= Joe Buffalo =

Canadian skateboarder (born 1976)

Joe Buffalo (born 1976) is a Cree skateboarder and actor from Canada. He is most noted as a two-time Vancouver Film Critics Circle nominee for Best Supporting Actor in a Canadian Film, receiving nominations at the Vancouver Film Critics Circle Awards 2016 for Hello Destroyer and at the Vancouver Film Critics Circle Awards 2017 for Luk'Luk'I. He is a 2023 recipient of the Inspire Award in the sports category.

==Biography==
A member of the Samson Cree Nation in Alberta, he is the great-grandson of Joe Buffalo, a former deputy chief who had an acting role in the 1958 film The Sheriff of Fractured Jaw, and the great-grand nephew of actor Gordon Tootoosis. A survivor of the Indian residential school system, he moved to Ottawa after school to begin his skateboarding career, although he struggled with substance abuse issues in his early years. Since getting sober, he has also served as an advocate and speaker on indigenous mental health. He received the Inspire Award, in the sports category in 2023.
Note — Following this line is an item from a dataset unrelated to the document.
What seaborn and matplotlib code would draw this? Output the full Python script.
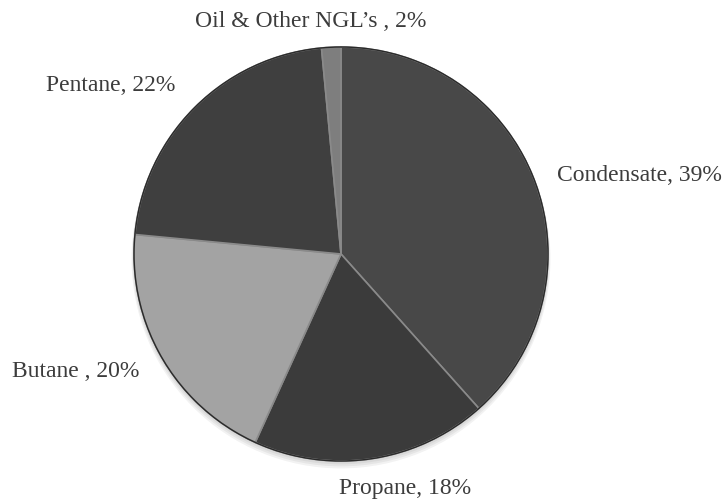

He is associated with the indigenous-owned skateboard company Colonialism Skateboards, which released a professional model in 2021 that features Buffalo's student identification card from the Qu'Appelle Indian Residential School printed on the top.

As an actor, he has also had supporting roles in the films The Fish and the Sea, Cake Day and Brother, I Cry.

He is the subject of Amar Chebib's 2021 short documentary film Joe Buffalo.